2. Winning percentage (NFL QBs)- This one drives me up a wall. This one is used quite a bit for the QBs who aren’t good but just happened to be on good teams (see: Young, Vince and Pennington, Chad). Then comes the famous ‘he just wins’ nonsense. First of all, there are very few players in this league who can singlehandedly will a team to victory. A QB with a 1:2 TD:INT ratio who happens to have a good team around him isn’t one of those guys. A QB with a career 7:10 TD:INT ratio isn’t going to carry anything. On the flip side a QB who leads 17th and 18th ranked offenses to the playoffs doesn’t “just win anything”.
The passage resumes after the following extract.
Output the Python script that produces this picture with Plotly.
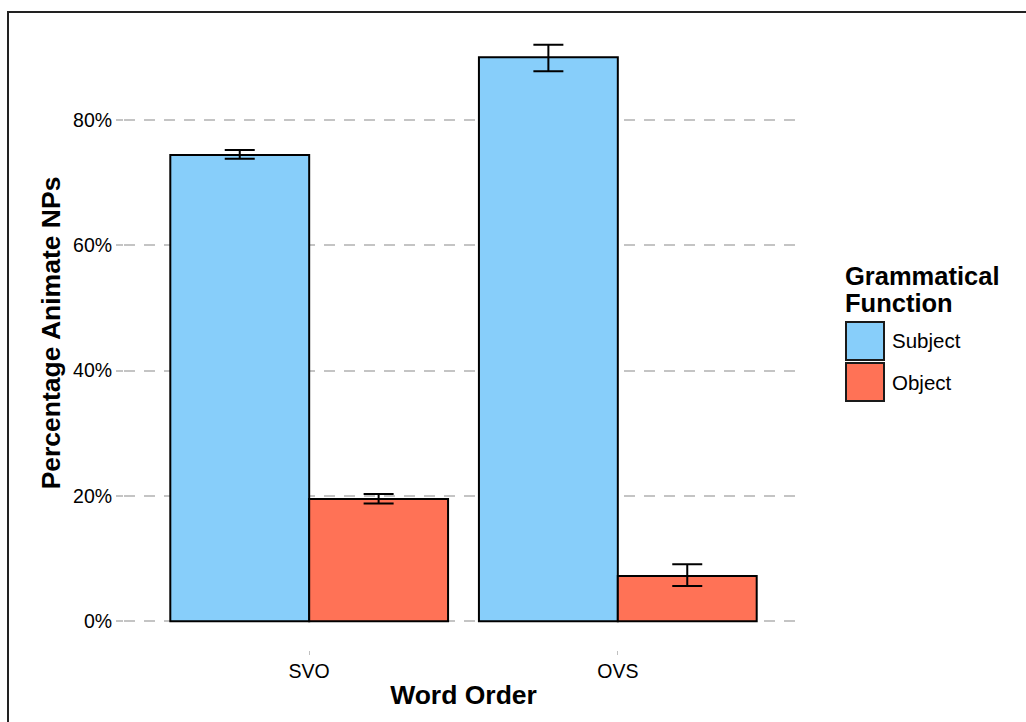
import plotly.graph_objects as go

# Data
word_order = ["SVO", "OVS"]
functions = ["Subject", "Object"]
subject_pct = [0.744, 0.900]
subject_lo = [0.738, 0.878]
subject_hi = [0.752, 0.920]
object_pct = [0.195, 0.072]
object_lo = [0.188, 0.056]
object_hi = [0.203, 0.091]
colors = {"Subject": "#87CEFA", "Object": "#FF7256"}
y_ticks = [0, 0.2, 0.4, 0.6, 0.8]
y_tick_labels = ["0%", "20%", "40%", "60%", "80%"]
legend_title_lines = ["Grammatical", "Function"]

W, H = 1026, 722
ML, MR, MT, MB = 124, 223, 16, 72
PW, PH = W - ML - MR, H - MT - MB


def px(x):
    return (x - ML) / PW


def py(y):
    return (H - MB - y) / PH


FONT = "Liberation Sans, Arial, sans-serif"

fig = go.Figure()
series = [
    ("Subject", subject_pct, subject_lo, subject_hi),
    ("Object", object_pct, object_lo, object_hi),
]
for name, vals, lo, hi in series:
    fig.add_trace(go.Bar(
        x=word_order, y=vals, name=name,
        marker=dict(color=colors[name], line=dict(color="black", width=2)),
        error_y=dict(
            type="data", symmetric=False,
            array=[h - v for h, v in zip(hi, vals)],
            arrayminus=[v - l for v, l in zip(vals, lo)],
            color="black", thickness=2, width=15,
        ),
        showlegend=False,
    ))

fig.update_layout(
    width=W, height=H,
    margin=dict(l=ML, r=MR, t=MT, b=MB, pad=0),
    paper_bgcolor="white", plot_bgcolor="white",
    barmode="group", bargap=0.1, bargroupgap=0,
    font=dict(family=FONT, color="black"),
    xaxis=dict(
        range=[-0.6, 1.6], showgrid=False, zeroline=False, showline=False,
        ticks="outside", ticklen=4, tickcolor="#c0c0c0", tickwidth=1,
        tickfont=dict(size=19.5, color="black"),
        title=dict(text="<b>Word Order</b>", font=dict(size=26.5), standoff=4),
    ),
    yaxis=dict(
        range=[-0.046, 0.966], zeroline=False, showline=False,
        tickvals=y_ticks, ticktext=y_tick_labels,
        ticks="outside", ticklen=7, tickcolor="#c4c4c4", tickwidth=2,
        tickfont=dict(size=19.5, color="black"),
        showgrid=True, gridcolor="#c4c4c4", gridwidth=2, griddash="11px,9px",
        title=dict(text="<b>Percentage Animate NPs</b>", font=dict(size=26.5), standoff=4),
    ),
)

# Outer frame
fig.add_shape(type="rect", xref="paper", yref="paper",
              x0=px(8), x1=px(1040), y0=py(740), y1=py(12),
              line=dict(color="#222222", width=2), fillcolor="rgba(0,0,0,0)")

# Legend drawn with shapes and text
for line, top in zip(legend_title_lines, [260, 287]):
    fig.add_annotation(xref="paper", yref="paper", x=px(843), y=py(top),
                       xanchor="left", yanchor="top", align="left", showarrow=False,
                       text="<b>" + line + "</b>",
                       font=dict(size=25.5, color="black", family=FONT))
key_tops = [322, 363]
for name, top in zip(functions, key_tops):
    fig.add_shape(type="rect", xref="paper", yref="paper",
                  x0=px(846), x1=px(884), y0=py(top + 38), y1=py(top),
                  line=dict(color="#1a1a1a", width=2), fillcolor=colors[name])
    fig.add_annotation(xref="paper", yref="paper", x=px(890), y=py(top + 19),
                       xanchor="left", yanchor="middle", showarrow=False,
                       text=name, font=dict(size=20.5, color="black", family=FONT))

fig.write_html("out.html")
There are 52 other players out there with him, and in the cases of a few QBs you can think of (Trent Dilfer, Rex Grossman 2006, Chad Pennington in 04 and 06, Todd Collins last season, Jake Plummer before Cutler stepped in) they really don’t have an impact on the game. They “protect the football” (by this point I hate that phrase), play not to lose and basically hope that the defense is good enough to bring home the victory. Bottom line is, the only time you ever hear about the Wins- Losses in defense of a quarterback and the intangibles nonsense that comes with it is when the QB’s statistics stink, or he just doesn’t have the tools to succeed in the NFL. I mean think about it, saying Vince Young ‘just wins games’ is like saying to a lesser extent that Trent Dilfer ‘just won games’ in 2000 when the Ravens had that legendary defense on the field. Teams win games, one player doesn’t, especially players who’s statistics rank among the worst in the NFL.
1. Quarterback rating- The number one spot couldn’t be reserved for anything other than the vaunted QB rating. As a Jets fan I’ve been in a debate about this very statistic 1 or 2 million times over the course of the last six years. In my opinion, QB rating says nothing except if you played a great game or if you played a horrific one. And since at the end of the season, basically no one is going to have a QB rating of 140 or 32, the stat is meaningless. The Quarterback rating is more about efficiency than productivity. Here’s an example of that very theory. Let’s look at 2 performances by QBs last season
Performance #1- 16/21 167 yds 2 TD 0 INT 10 Yards Per completion, team scores 14 points, 130.7 rating
Performance #2- 22/32 272 yds 3 TD 1 INT 12 yards per completion, team scores 31 points, 113.0 rating
So as you can clearly see, performance #2 was better than performance #1, yet the QB who produced performance #1 had the better QB rating. Why? I have no idea. Why QB rating is used to evaluate anything? I have no idea. There are many, many examples like the one above as well. QB rating is more worried about completion percentage, and not throwing any interceptions. It is more about efficiency than it is about productivity, which is exactly why it deserves no merit, since it doesn’t actually indicate much.